Omit the pictures and print exactly the lines of the listing below, starting at the first and ending at the line containing "zeroline=False, tickfont=tick_font, automargin=False)".

┌──

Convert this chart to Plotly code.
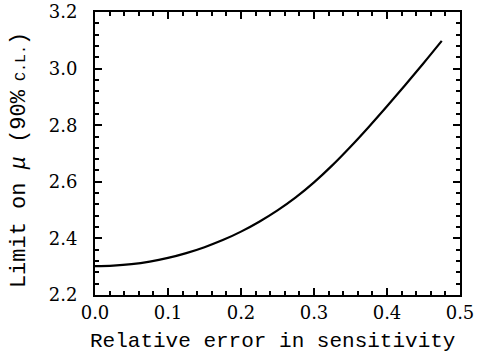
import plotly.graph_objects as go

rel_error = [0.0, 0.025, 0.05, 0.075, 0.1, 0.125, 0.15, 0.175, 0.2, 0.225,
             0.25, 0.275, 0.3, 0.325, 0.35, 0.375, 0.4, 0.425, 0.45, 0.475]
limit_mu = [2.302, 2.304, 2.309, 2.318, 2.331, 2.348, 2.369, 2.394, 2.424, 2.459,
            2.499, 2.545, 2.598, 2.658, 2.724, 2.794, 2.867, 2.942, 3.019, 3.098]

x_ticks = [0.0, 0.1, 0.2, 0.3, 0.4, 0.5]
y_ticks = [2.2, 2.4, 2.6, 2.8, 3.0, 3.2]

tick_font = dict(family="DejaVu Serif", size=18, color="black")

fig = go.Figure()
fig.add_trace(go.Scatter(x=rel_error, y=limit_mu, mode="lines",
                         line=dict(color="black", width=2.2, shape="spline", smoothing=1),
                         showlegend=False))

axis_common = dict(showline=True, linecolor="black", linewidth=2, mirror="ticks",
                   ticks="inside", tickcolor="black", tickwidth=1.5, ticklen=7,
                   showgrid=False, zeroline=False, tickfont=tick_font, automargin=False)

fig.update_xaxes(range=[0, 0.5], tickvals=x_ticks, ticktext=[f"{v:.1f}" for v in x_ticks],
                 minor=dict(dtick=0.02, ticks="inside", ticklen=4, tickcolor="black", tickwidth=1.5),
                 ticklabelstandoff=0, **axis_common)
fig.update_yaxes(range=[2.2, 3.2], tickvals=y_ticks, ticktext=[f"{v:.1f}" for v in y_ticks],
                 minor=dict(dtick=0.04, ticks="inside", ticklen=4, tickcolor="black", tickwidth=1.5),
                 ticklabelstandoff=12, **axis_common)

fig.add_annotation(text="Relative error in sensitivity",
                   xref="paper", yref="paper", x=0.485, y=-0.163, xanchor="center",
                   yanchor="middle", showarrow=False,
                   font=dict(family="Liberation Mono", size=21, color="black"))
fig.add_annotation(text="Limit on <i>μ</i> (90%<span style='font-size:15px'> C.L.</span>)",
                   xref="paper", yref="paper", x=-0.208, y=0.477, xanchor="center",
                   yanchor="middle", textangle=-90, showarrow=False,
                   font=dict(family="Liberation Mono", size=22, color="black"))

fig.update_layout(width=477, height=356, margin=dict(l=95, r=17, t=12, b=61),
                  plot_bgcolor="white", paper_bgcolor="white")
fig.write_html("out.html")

└──

**TASK ANSWER**
Convert this chart to Plotly code.
import plotly.graph_objects as go

rel_error = [0.0, 0.025, 0.05, 0.075, 0.1, 0.125, 0.15, 0.175, 0.2, 0.225,
             0.25, 0.275, 0.3, 0.325, 0.35, 0.375, 0.4, 0.425, 0.45, 0.475]
limit_mu = [2.302, 2.304, 2.309, 2.318, 2.331, 2.348, 2.369, 2.394, 2.424, 2.459,
            2.499, 2.545, 2.598, 2.658, 2.724, 2.794, 2.867, 2.942, 3.019, 3.098]

x_ticks = [0.0, 0.1, 0.2, 0.3, 0.4, 0.5]
y_ticks = [2.2, 2.4, 2.6, 2.8, 3.0, 3.2]

tick_font = dict(family="DejaVu Serif", size=18, color="black")

fig = go.Figure()
fig.add_trace(go.Scatter(x=rel_error, y=limit_mu, mode="lines",
                         line=dict(color="black", width=2.2, shape="spline", smoothing=1),
                         showlegend=False))

axis_common = dict(showline=True, linecolor="black", linewidth=2, mirror="ticks",
                   ticks="inside", tickcolor="black", tickwidth=1.5, ticklen=7,
                   showgrid=False, zeroline=False, tickfont=tick_font, automargin=False)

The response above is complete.